When, where and what did you play the first time with the English Concert?
It was a few months before I started my work as a leader in 2007. It must have been Andrew Manze’s last concert as a violinist with the orchestra and he invited me as the principal second violin for a concert at the Handel Festspiele in Halle. The piece I most remember from that programme wasn’t by Handel though, it was “Ach dass ich Wassers gnug hätte” by Johann Christoph Bach with Michael Chance as the alto soloist.
What has been your most memorable TEC concert and why?
It was probably our performance of Bach’s B Minor Mass in the Thomaskirche in Leipzig. It was my very first violin solo for the Laudamus Te and to play it where Bach would have stood was an amazing experience. Now that I live in Leipzig the Thomaskirche has become very familiar as it has become the church where I attend the services with my children when I am back home. To listen to the Thomanerchor there, to sing all those chorals throughout the church year with the “Gemeinde” and sometimes even play the violin means a lot to me, but I will never forget that first b minor mass!
What’s one of your favourite pieces of music and why?
Same as last question: Bach’s B Minor Mass. The piece has accompanied me through some very emotional and sometimes difficult moments in my life and its structure, variety of styles, emotional width, sensuality in colours and atmospheres and the inner journey give me great emotional stability and mental balance every time I play it.
Do you have a secret interest or hobby that would surprise people?
I don’t think it is very secret if you write it down here… I enjoy doing yoga, love cooking for my family and on tour I like going to art museums and exhibitions. I used to be into dancing tango, but stopped after I had children as I was constantly too tired. I might take it up again soon though, but need some lessons to retrieve my buried knowledge of it first!
Biography
At the core of Nadja Zwiener’s music-making is direct communication with the audience — an exchange that leaves both performer and listener physically, emotionally, and intellectually moved.
Although she grew up in an academic and scientific household, her parents instilled in her a conviction that art and culture bind life together and give significance to learning; that music, above all, enriches our emotional connections with humanity.
A large part of Nadja’s musical education was spent as a founding member of the Kuss Quartett at the Musikgymnasium Carl Philipp Emmanuel Bach. At the quartet’s inception, the three upper voices swapped roles — meaning that, already as a teenager, Nadja learned to make music as a conversation between equals. That approach remains central to her work as an orchestral leader.

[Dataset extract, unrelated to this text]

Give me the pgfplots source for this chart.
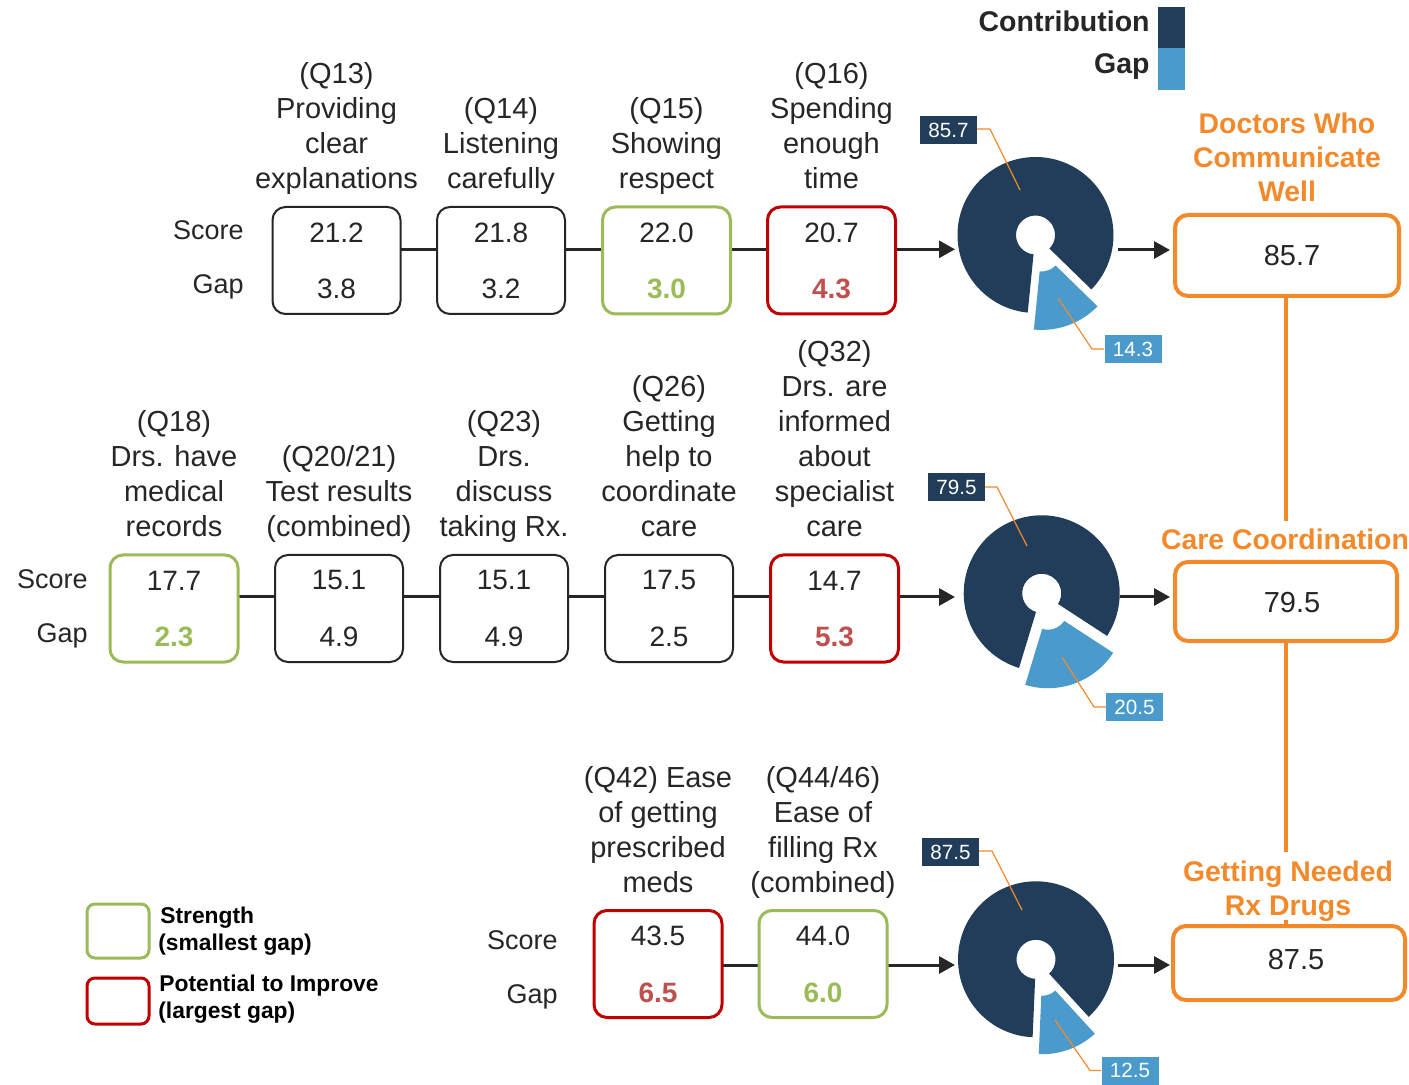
\documentclass[border=0pt]{standalone}
\usepackage{pgfplots}
\pgfplotsset{compat=1.18}
\usetikzlibrary{arrows.meta}
\usepackage{fontspec}
\setmainfont{Liberation Sans}

\definecolor{navy}{HTML}{213D59}
\definecolor{sky}{HTML}{4A9BCB}
\definecolor{accent}{HTML}{F28A2C}
\definecolor{good}{HTML}{9BBB59}
\definecolor{bad}{HTML}{C00000}
\definecolor{badtxt}{HTML}{C0504D}
\definecolor{ink}{HTML}{262626}

\tikzset{
  hdr/.style={anchor=south, align=center, inner sep=0pt, text=ink,
    font=\fontsize{14.5}{17.5}\selectfont},
  lbl/.style={anchor=base east, inner sep=0pt, text=ink,
    font=\fontsize{13.5}{16}\selectfont},
  val/.style={inner sep=0pt, text=ink, font=\fontsize{14}{16}\selectfont},
  plain/.style={draw=ink, line width=1pt},
  strong/.style={draw=good, line width=1.5pt},
  weak/.style={draw=bad, line width=1.5pt},
  gapgood/.style={text=good, font=\fontsize{14}{16}\selectfont\bfseries},
  gapbad/.style={text=badtxt, font=\fontsize{14}{16}\selectfont\bfseries},
  flow/.style={draw=ink, line width=1.5pt, -{Triangle[length=8pt,width=8.5pt]}},
  title/.style={align=center, inner sep=0pt, text=accent,
    font=\fontsize{14.2}{17}\selectfont\bfseries},
  total/.style={draw=accent, line width=2pt, rounded corners=6.5pt, fill=white},
  tag/.style={inner sep=0pt, minimum width=28.5pt, minimum height=14pt,
    text=white, font=\fontsize{10.3}{12}\selectfont},
  leader/.style={draw=accent, line width=0.6pt},
  keytext/.style={anchor=base west, inner sep=0pt, text=black,
    font=\fontsize{11.4}{13}\selectfont\bfseries},
  keyhead/.style={anchor=base east, inner sep=0pt, text=ink,
    font=\fontsize{14.25}{16}\selectfont\bfseries},
}

% question box: #1 x centre, #2 top edge, #3 score, #4 gap, #5 frame, #6 gap text style
\newcommand\qbox[6]{%
  \draw[#5, fill=white, rounded corners=6.5pt] (axis cs:#1,#2) ++(-32pt,0pt) rectangle ++(64pt,-53.5pt);
  \node[val] at ([yshift=-12.75pt]axis cs:#1,#2) {#3};
  \node[val,#6] at ([yshift=-41pt]axis cs:#1,#2) {#4};
}

% donut: #1,#2 centre, #3 contribution (%), #4 gap (%); gap slice centred at -70 deg and pulled out
\newcommand\donut[4]{%
  \fill[navy] ([shift={({-70+1.8*#4}:39pt)}]axis cs:#1,#2)
    arc[start angle={-70+1.8*#4}, delta angle={3.6*#3}, radius=39pt]
    -- ([shift={({290-1.8*#4}:9.75pt)}]axis cs:#1,#2)
    arc[start angle={290-1.8*#4}, delta angle={-3.6*#3}, radius=9.75pt] -- cycle;
  \fill[sky] ([shift={(-70:9pt)},shift={({-70-1.8*#4}:39pt)}]axis cs:#1,#2)
    arc[start angle={-70-1.8*#4}, delta angle={3.6*#4}, radius=39pt]
    -- ([shift={(-70:9pt)},shift={({-70+1.8*#4}:9.75pt)}]axis cs:#1,#2)
    arc[start angle={-70+1.8*#4}, delta angle={-3.6*#4}, radius=9.75pt] -- cycle;
}

\begin{document}
\begin{tikzpicture}
\begin{axis}[x=0.5pt, y=0.5pt, xmin=0, xmax=1409, ymin=0, ymax=1085,
  y dir=reverse, hide axis, clip=false]

% full drawing area
\path (axis cs:0,0) rectangle (axis cs:1409,1085);

% ---------- key (top right)
\fill[navy] (axis cs:1158,7) rectangle (axis cs:1185,48);
\fill[sky] (axis cs:1158,48) rectangle (axis cs:1185,90);
\node[keyhead] at (axis cs:1150,32) {Contribution};
\node[keyhead] at (axis cs:1150,74) {Gap};

% ---------- composite links
\draw[accent, line width=2pt] (axis cs:1286,296) -- (axis cs:1286,521);
\draw[accent, line width=2pt] (axis cs:1286,641) -- (axis cs:1286,852);
\draw[accent, line width=2pt] (axis cs:1286,920) -- (axis cs:1286,926);

% ---------- Doctors Who Communicate Well
\node[hdr] at (axis cs:336.5,199) {(Q13)\\Providing\\clear\\explanations\strut};
\node[hdr] at (axis cs:501,199) {(Q14)\\Listening\\carefully\strut};
\node[hdr] at (axis cs:666.5,199) {(Q15)\\Showing\\respect\strut};
\node[hdr] at (axis cs:831.5,199) {(Q16)\\Spending\\enough\\time\strut};
\node[lbl] at (axis cs:244,239.5) {Score};
\node[lbl] at (axis cs:244,293.5) {Gap};
\draw[flow] (axis cs:336,249.3) -- (axis cs:955,249.3);
\qbox{336.5}{207}{21.2}{3.8}{plain}{}
\qbox{501}{207}{21.8}{3.2}{plain}{}
\qbox{666.5}{207}{22.0}{3.0}{strong}{gapgood}
\qbox{831.5}{207}{20.7}{4.3}{weak}{gapbad}
\donut{1035.5}{235}{85.7}{14.3}
\draw[flow] (axis cs:1118,250) -- (axis cs:1170,250);
\node[tag, fill=navy] at (axis cs:948.5,130) {85.7};
\node[tag, fill=sky] at (axis cs:1133,349) {14.3};
\draw[leader] (axis cs:977,129) -- (axis cs:990,129) -- (axis cs:1020,190);
\draw[leader] (axis cs:1104,349) -- (axis cs:1092,349) -- (axis cs:1058,298);
\node[title, anchor=south] at (axis cs:1287,212) {Doctors Who\\Communicate\\Well\strut};
\draw[total] (axis cs:1175,215) rectangle (axis cs:1399,296);
\node[val, font=\fontsize{14.5}{16}\selectfont] at (axis cs:1292,256) {85.7};

% ---------- Care Coordination
\node[hdr] at (axis cs:174,547) {(Q18)\\Drs. have\\medical\\records\strut};
\node[hdr] at (axis cs:339,547) {(Q20/21)\\Test results\\(combined)\strut};
\node[hdr] at (axis cs:504,547) {(Q23)\\Drs.\\discuss\\taking Rx.\strut};
\node[hdr] at (axis cs:669,547) {(Q26)\\Getting\\help to\\coordinate\\care\strut};
\node[hdr] at (axis cs:834.5,547) {(Q32)\\Drs. are\\informed\\about\\specialist\\care\strut};
\node[lbl] at (axis cs:88,588.5) {Score};
\node[lbl] at (axis cs:88,642) {Gap};
\draw[flow] (axis cs:174,597) -- (axis cs:955,597);
\qbox{174}{555}{17.7}{2.3}{strong}{gapgood}
\qbox{339}{555}{15.1}{4.9}{plain}{}
\qbox{504}{555}{15.1}{4.9}{plain}{}
\qbox{669}{555}{17.5}{2.5}{plain}{}
\qbox{834.5}{555}{14.7}{5.3}{weak}{gapbad}
\donut{1041.7}{593.3}{79.5}{20.5}
\draw[flow] (axis cs:1120,597) -- (axis cs:1170,597);
\node[tag, fill=navy] at (axis cs:956.5,487) {79.5};
\node[tag, fill=sky] at (axis cs:1134.5,707) {20.5};
\draw[leader] (axis cs:985,487) -- (axis cs:997,487) -- (axis cs:1027,546);
\draw[leader] (axis cs:1106,707) -- (axis cs:1094,707) -- (axis cs:1062,657);
\node[title, anchor=base] at (axis cs:1285,550) {Care Coordination};
\draw[total] (axis cs:1175,562) rectangle (axis cs:1397,641);
\node[val, font=\fontsize{14.5}{16}\selectfont] at (axis cs:1292,603) {79.5};

% ---------- Getting Needed Rx Drugs
\node[hdr] at (axis cs:658,903) {(Q42) Ease\\of getting\\prescribed\\meds\strut};
\node[hdr] at (axis cs:823,903) {(Q44/46)\\Ease of\\filling Rx\\(combined)\strut};
\node[lbl] at (axis cs:558,949.5) {Score};
\node[lbl] at (axis cs:558,1003.5) {Gap};
\draw[flow] (axis cs:658,965) -- (axis cs:955,965);
\qbox{658}{910.5}{43.5}{6.5}{weak}{gapbad}
\qbox{823}{910.5}{44.0}{6.0}{strong}{gapgood}
\donut{1036}{959.3}{87.5}{12.5}
\draw[flow] (axis cs:1118,965) -- (axis cs:1170,965);
\node[tag, fill=navy] at (axis cs:950.5,852) {87.5};
\node[tag, fill=sky] at (axis cs:1130,1070.5) {12.5};
\draw[leader] (axis cs:979,851) -- (axis cs:992,851) -- (axis cs:1022,910);
\draw[leader] (axis cs:1101,1070.5) -- (axis cs:1090,1070.5) -- (axis cs:1055,1020);
\node[title, anchor=south] at (axis cs:1288,926) {Getting Needed\\Rx Drugs\strut};
\draw[total] (axis cs:1173,926) rectangle (axis cs:1405,1000);
\node[val, font=\fontsize{14.5}{16}\selectfont] at (axis cs:1296,960) {87.5};

% ---------- frame key (bottom left)
\draw[good, line width=1.5pt, rounded corners=4pt] (axis cs:87,904) rectangle (axis cs:149,958);
\draw[bad, line width=1.5pt, rounded corners=4pt] (axis cs:87,978) rectangle (axis cs:149,1024);
\node[keytext] at (axis cs:160,923) {Strength};
\node[keytext] at (axis cs:158,950) {(smallest gap)};
\node[keytext] at (axis cs:159,991) {Potential to Improve};
\node[keytext] at (axis cs:158,1018) {(largest gap)};
\end{axis}
\end{tikzpicture}
\end{document}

A desire to immerse herself in a different culture, along with the new freedoms of travel that followed the fall of the Berlin Wall, brought her to London for postgraduate studies at the Guildhall School. It was there that she had her defining encounter with Baroque performance. Asked to play in the band for Monteverdi’s Vespers, she initially assumed the music would feel too dry and remote to move her. What followed was a revelation: the combination of instruments and voices, the richness and clarity, the unfamiliar timbres and harmonic structures — and above all, a way of working that brought singers and instrumentalists together as true collaborators, combining the thrill of large-scale music-making with the intimacy of chamber music.
These experiences continue to shape her work as leader of The English Concert, a position she has held since 2007, where she moves fluidly between the roles of leader, chamber musician, and concerto soloist. As a Thuringian living in Leipzig, she feels a particular affinity with the music of Bach, and served as concertmaster of the Bachakademie Stuttgart from 2016 to 2022, where she helped build the Gaechinger Cantorey on original instruments. She regularly appears as guest leader with B’Rock and other period ensembles, and has developed a distinctive strand of solo and chamber programming that brings early music into dialogue with improvisation, electronics, contemporary music, literature, and dance.
Her solo recordings have been warmly received: Senza Basso — Auf dem Weg zu Bach (Genuin, 2021) and 1723 with Johannes Lang (Ramée, 2023). Her work in Leipzig also led to the founding of a new early music ensemble at the Thomaskirche, the Collegium Musicum ’23, whose debut recording explores Bach’s Art of Fugue on period instruments.
Nadja plays a violin by David Tecchler (Rome, 1723).